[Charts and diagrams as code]
◆ ◆ ◆ ◆ ◆

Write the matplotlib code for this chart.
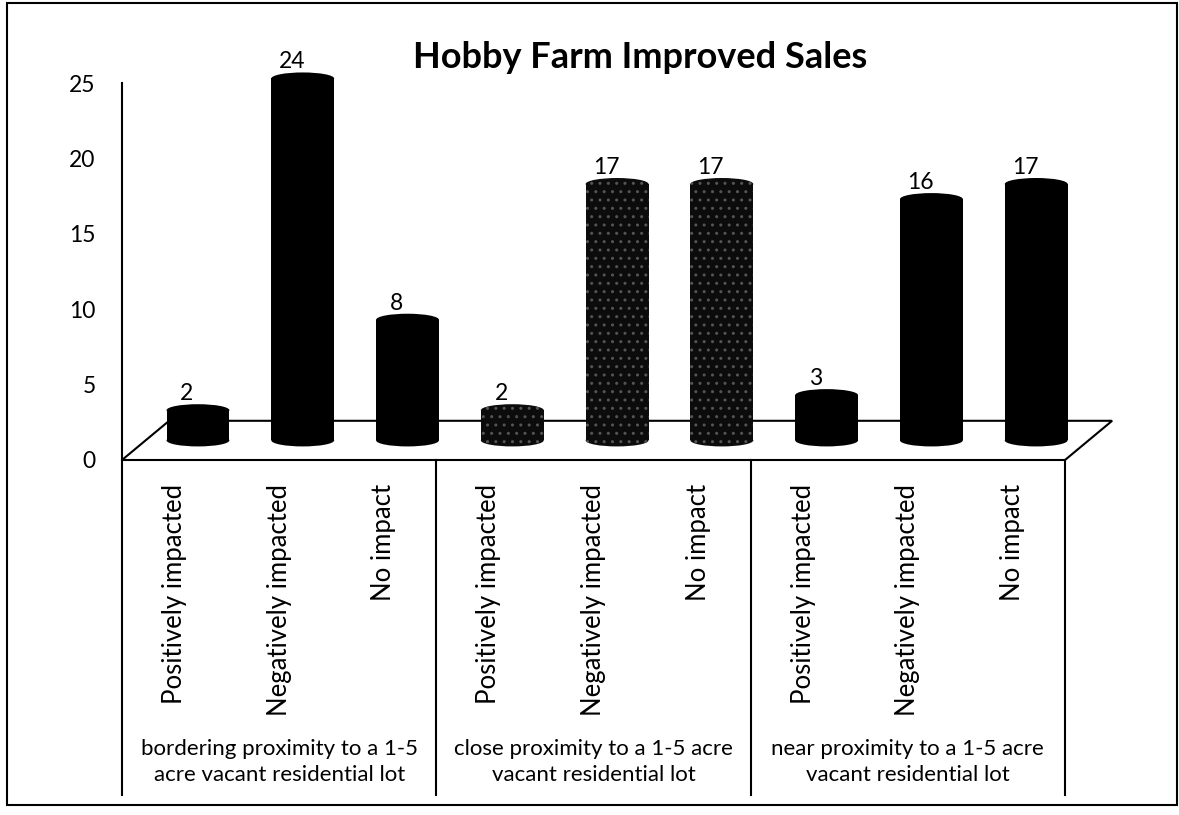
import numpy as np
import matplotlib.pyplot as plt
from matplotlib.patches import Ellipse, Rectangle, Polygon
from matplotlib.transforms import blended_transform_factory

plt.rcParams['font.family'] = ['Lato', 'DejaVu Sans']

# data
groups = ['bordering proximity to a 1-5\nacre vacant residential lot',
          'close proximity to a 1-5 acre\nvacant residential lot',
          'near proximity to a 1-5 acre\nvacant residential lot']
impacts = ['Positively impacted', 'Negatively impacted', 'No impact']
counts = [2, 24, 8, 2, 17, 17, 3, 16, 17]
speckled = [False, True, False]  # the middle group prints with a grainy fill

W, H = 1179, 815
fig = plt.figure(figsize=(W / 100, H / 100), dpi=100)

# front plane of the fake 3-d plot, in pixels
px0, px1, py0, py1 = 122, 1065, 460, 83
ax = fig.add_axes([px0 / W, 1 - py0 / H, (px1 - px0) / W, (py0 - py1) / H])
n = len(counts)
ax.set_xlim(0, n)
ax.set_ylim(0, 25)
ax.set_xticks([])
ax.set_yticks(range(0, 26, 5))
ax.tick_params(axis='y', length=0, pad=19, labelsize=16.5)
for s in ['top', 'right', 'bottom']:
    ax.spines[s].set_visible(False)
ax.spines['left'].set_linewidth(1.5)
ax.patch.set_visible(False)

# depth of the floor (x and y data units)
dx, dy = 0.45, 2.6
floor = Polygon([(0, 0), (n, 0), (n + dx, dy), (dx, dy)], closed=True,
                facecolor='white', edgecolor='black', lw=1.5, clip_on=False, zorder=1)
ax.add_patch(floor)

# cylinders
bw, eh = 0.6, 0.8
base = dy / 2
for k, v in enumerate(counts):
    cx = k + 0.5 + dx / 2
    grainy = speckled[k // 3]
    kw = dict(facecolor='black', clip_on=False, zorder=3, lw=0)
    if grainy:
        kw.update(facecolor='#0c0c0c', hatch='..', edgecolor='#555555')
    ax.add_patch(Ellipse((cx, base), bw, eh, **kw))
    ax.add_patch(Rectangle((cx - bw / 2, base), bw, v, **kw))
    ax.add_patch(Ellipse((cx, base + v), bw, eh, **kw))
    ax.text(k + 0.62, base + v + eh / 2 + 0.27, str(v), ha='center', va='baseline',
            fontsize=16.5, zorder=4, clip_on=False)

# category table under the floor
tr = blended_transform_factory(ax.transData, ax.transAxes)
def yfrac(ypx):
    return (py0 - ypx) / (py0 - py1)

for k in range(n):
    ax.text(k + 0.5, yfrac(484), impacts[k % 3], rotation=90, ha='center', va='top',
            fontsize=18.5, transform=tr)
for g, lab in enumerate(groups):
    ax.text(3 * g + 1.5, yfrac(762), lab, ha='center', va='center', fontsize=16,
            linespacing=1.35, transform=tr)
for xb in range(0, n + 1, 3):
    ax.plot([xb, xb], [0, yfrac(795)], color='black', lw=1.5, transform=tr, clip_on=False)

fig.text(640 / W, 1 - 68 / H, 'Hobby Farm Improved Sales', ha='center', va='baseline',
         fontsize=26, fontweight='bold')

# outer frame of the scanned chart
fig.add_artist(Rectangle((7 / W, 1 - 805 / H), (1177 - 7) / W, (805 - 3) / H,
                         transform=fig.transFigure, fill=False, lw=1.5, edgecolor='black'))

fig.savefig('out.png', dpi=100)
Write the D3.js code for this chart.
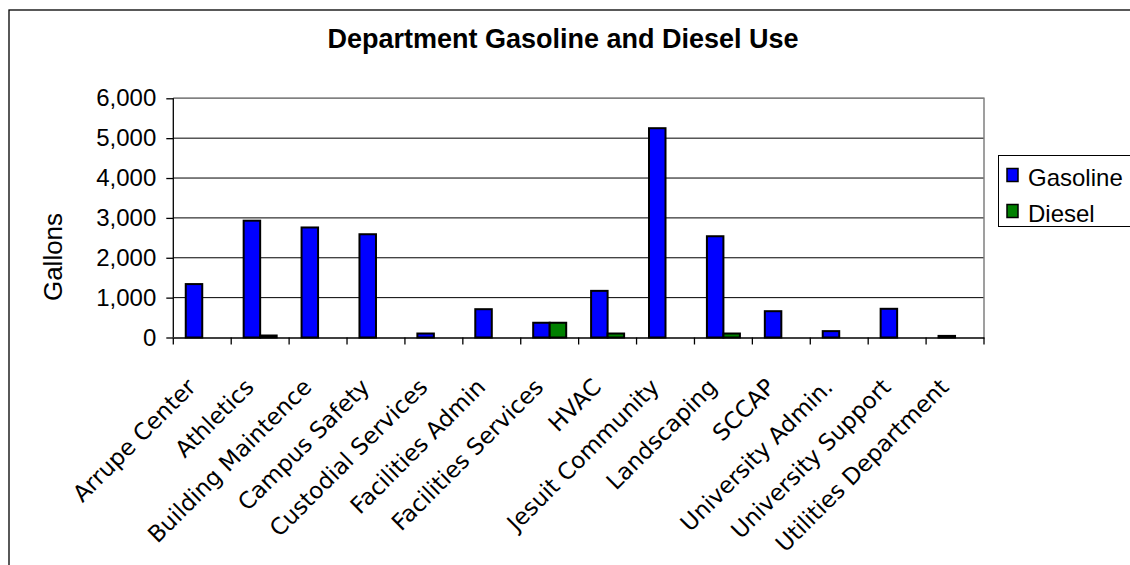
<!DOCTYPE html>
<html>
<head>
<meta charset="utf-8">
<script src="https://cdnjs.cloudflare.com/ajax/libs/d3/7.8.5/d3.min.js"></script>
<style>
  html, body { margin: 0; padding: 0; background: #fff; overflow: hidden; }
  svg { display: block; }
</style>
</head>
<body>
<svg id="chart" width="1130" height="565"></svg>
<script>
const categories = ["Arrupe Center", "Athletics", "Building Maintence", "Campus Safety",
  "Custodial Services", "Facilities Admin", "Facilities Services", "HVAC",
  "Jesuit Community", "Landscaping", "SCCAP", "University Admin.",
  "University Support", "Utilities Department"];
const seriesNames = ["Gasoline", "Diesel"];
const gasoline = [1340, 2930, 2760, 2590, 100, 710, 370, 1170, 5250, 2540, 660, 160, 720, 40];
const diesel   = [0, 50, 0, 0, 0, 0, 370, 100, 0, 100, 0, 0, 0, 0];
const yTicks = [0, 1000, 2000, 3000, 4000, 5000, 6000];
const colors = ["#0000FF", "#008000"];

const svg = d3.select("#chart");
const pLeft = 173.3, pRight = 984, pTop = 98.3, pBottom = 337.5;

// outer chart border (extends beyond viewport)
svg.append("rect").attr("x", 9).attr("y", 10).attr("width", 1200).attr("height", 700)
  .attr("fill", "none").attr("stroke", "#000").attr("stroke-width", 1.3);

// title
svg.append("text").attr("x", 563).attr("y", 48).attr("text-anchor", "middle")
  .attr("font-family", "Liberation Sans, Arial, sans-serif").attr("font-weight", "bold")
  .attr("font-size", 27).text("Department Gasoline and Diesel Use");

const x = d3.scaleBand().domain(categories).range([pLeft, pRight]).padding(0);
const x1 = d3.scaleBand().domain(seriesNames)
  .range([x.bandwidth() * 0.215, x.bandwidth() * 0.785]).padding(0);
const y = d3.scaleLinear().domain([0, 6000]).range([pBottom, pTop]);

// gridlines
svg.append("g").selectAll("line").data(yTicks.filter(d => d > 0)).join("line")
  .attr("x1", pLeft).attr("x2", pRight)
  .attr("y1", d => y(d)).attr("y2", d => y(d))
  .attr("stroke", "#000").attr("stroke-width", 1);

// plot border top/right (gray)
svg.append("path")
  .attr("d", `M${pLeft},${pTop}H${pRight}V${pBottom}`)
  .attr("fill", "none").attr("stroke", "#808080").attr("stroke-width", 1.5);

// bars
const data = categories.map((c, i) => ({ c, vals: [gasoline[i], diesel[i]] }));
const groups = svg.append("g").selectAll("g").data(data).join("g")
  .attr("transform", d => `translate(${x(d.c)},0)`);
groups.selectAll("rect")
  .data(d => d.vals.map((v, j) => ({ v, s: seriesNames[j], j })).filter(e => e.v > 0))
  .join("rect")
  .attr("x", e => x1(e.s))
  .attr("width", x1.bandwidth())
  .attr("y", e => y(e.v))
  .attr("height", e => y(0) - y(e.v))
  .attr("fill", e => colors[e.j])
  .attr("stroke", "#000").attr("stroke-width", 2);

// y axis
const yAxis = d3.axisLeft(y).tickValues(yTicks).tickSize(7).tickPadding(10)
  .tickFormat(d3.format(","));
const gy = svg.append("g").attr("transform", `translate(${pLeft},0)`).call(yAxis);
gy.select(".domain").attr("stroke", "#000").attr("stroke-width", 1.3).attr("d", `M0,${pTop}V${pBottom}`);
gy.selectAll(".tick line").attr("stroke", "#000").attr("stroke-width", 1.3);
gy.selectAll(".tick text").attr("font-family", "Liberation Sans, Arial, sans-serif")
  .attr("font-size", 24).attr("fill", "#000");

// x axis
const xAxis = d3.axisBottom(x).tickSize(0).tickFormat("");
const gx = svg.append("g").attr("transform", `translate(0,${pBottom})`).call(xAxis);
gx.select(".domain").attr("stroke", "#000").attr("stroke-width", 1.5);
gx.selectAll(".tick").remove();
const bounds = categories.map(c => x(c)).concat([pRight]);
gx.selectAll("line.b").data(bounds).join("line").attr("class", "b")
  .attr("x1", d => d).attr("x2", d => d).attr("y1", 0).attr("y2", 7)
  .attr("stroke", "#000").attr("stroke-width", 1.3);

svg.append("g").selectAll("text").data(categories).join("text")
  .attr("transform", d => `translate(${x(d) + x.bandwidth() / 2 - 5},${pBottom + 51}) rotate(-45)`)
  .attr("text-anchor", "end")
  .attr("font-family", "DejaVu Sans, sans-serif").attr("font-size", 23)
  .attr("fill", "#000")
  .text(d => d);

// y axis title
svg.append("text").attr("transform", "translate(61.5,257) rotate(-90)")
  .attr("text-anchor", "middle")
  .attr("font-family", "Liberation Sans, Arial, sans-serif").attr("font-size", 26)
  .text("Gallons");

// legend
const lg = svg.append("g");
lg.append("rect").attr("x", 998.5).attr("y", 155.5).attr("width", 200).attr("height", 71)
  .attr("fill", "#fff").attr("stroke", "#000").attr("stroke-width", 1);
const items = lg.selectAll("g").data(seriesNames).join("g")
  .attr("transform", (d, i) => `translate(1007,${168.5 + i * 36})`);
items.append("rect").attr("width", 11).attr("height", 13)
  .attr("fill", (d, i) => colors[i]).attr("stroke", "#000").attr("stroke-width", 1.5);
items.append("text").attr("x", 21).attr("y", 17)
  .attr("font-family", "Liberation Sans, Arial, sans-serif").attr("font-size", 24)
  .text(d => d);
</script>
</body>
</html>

◆ ◆ ◆ ◆ ◆

## TASK DIRECTIONS:
Begin at the first line of the entries above and return each line exactly, stopping after the line that contains "ax.patch.set_visible(False)". Pictures do not belong in the copy.

## EXERCISE ANSWER:
Write the matplotlib code for this chart.
import numpy as np
import matplotlib.pyplot as plt
from matplotlib.patches import Ellipse, Rectangle, Polygon
from matplotlib.transforms import blended_transform_factory

plt.rcParams['font.family'] = ['Lato', 'DejaVu Sans']

# data
groups = ['bordering proximity to a 1-5\nacre vacant residential lot',
          'close proximity to a 1-5 acre\nvacant residential lot',
          'near proximity to a 1-5 acre\nvacant residential lot']
impacts = ['Positively impacted', 'Negatively impacted', 'No impact']
counts = [2, 24, 8, 2, 17, 17, 3, 16, 17]
speckled = [False, True, False]  # the middle group prints with a grainy fill

W, H = 1179, 815
fig = plt.figure(figsize=(W / 100, H / 100), dpi=100)

# front plane of the fake 3-d plot, in pixels
px0, px1, py0, py1 = 122, 1065, 460, 83
ax = fig.add_axes([px0 / W, 1 - py0 / H, (px1 - px0) / W, (py0 - py1) / H])
n = len(counts)
ax.set_xlim(0, n)
ax.set_ylim(0, 25)
ax.set_xticks([])
ax.set_yticks(range(0, 26, 5))
ax.tick_params(axis='y', length=0, pad=19, labelsize=16.5)
for s in ['top', 'right', 'bottom']:
    ax.spines[s].set_visible(False)
ax.spines['left'].set_linewidth(1.5)
ax.patch.set_visible(False)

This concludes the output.